We here at Horror Buzz really missed the boat on “Until Dawn” when it came out last year. We’re terribly sorry about that. However, we now have a chance to redeem ourselves for that. “Until Dawn” has recently become a $20 budget title. So here we go with a review of it for anyone who, like me, wasn’t sure that they wanted to spend $60 on a reportedly rather short video game.

1“Until Dawn” is a game that really pitched its story as its main selling point. The basic gist of the game’s plot is that a group of friends in their late teens are gathering at the same ski lodge where two of their friends mysteriously disappeared in a tragic accident a year previous. This plot my sound familiar to anyone out there who has ever seen a horror movie before. The game does not try to pretend that its basic set-up is anything novel. In fact it wears its influences on its sleeve, including clear homages to films like “Saw” and “The Thing.” However, rather than use these homages as a chance to give the player a sly wink to suggest that they are a joke that the writers were in on, “Until Dawn” decides to work these influences into being part of the natural flow of its own story. At one point in the game, one can find movie posters for films which took a similar approach to their own influences (ex. “House of the Devil” and “The Innkeepers”). So what’s so great about the game’s story then? Two things. First, barring a few fumbles in the opening, it’s actually incredibly well written. All of the characters have very distinct personalities and the writers do a great job of making them all feel like real people that you would want to survive this trial. Second, the player has a lot of control over how the story plays out. More on that later.

2“Until Dawn” looks absolutely stunning. In fact, I cannot think of any game that I’ve ever played which looked better than “Until Dawn” does. The characters all look incredibly life-like, which is no surprise given that they used a lot of motion-capture to get them down right. Most mo-cap games (and, honestly, games in general) kind of falter when it comes to faces and facial expressions. “Until Dawn” does not. Its faces all look amazing. The characters all have really distinct silhouettes too, which is great since it allows you to tell all eight of your playable characters apart with ease.
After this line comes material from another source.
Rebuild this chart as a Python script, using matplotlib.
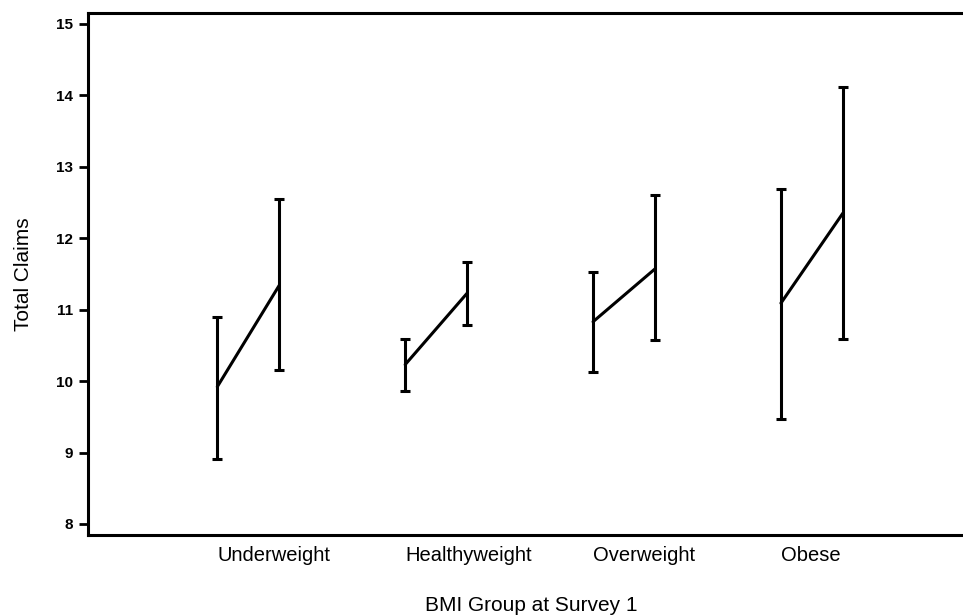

The game also stars a few fairly well-known actors, ex. Hayden Panettiere (TV’s “Heroes”) and Peter Stormare (“The Lost World: Jurassic Park”), and they are all easily recognizable without looking awkwardly shoe-horned in.

The game has some great audio, as well. The score does a really great job of setting the game’s atmosphere. It’s got the right sort of sparse bleakness to convey the isolated ski lodge setting but still has enough bombast to make the really tense, dramatic moments pop out like they should. The sound effects are subtle enough to actually be realistic, which is rare in a video game. “Until Dawn” also uses the PlayStation 4’s controller speaker very well, using it to underscore particularly tense moments by making the sound that much closer to the player. The voice-acting is perhaps the best I’ve ever heard in a game as well. The game’s actors aren’t content to simply phone it in because it’s just a video game. Instead we hear actual, great performances. More importantly than even that, the dialogue works well. The characters actually sound like they’re having conversations instead of sounding like each actor recorded all of their lines separately without having any context.

3The quickest way to describe the gameplay of “Until Dawn” is that it plays like how David Cage always tries to get his games to play. For those of you who aren’t sure who David Cage is please allow me to explain. “Until Dawn” is an intensely cinematic experience. It’s not game interspersed with cutscenes that advance the plot. Instead, essentially every moment of the gameplay is spent advancing the story, and even the cutscenes are frequently interactive. So, for instance, sometimes a character may be running from someone stalking them and instead of relying on the player to know where to go, the game will control the character’s movement while still allowing the player the ability to control whether to grab objects to topple behind themselves or upon reaching a fork in the road the game would let the player choose which way to go. It is those choices that are one of the main selling points of “Until Dawn.” The game features a butterfly effect system in which choices made at one point in the game will have effects that ripple outward and change later events. Now, this won’t change the overall arc of the story, but it can alter how many scenes play out, how the characters think of each other (and thus altering the way that they interact with each other), and even who lives or dies. Each of the eight characters in the game has at least one point where the decisions that the player makes decide whether that character lives or dies. Some characters have a lot more opportunities to die than others. While this system may not allow for total control of the story, it allows for far more changes than I had originally expected. The amount of control over the story that the game gives to the player truly astounds me (especially when one takes into account how much extra work must have gone into voicing the differing scenes).

I was cautiously optimistic about “Until Dawn.” However, it quickly became apparent that there was no need for the caution. There is absolutely nothing else on the market like “Until Dawn.” It succeeds at things that other games have been trying and failing at for years. And moreover, it does that with a grace and confidence that makes it seem easy. I got my twenty dollars with within the first two hours of my first playthrough. I really cannot recommend “Until Dawn” highly enough.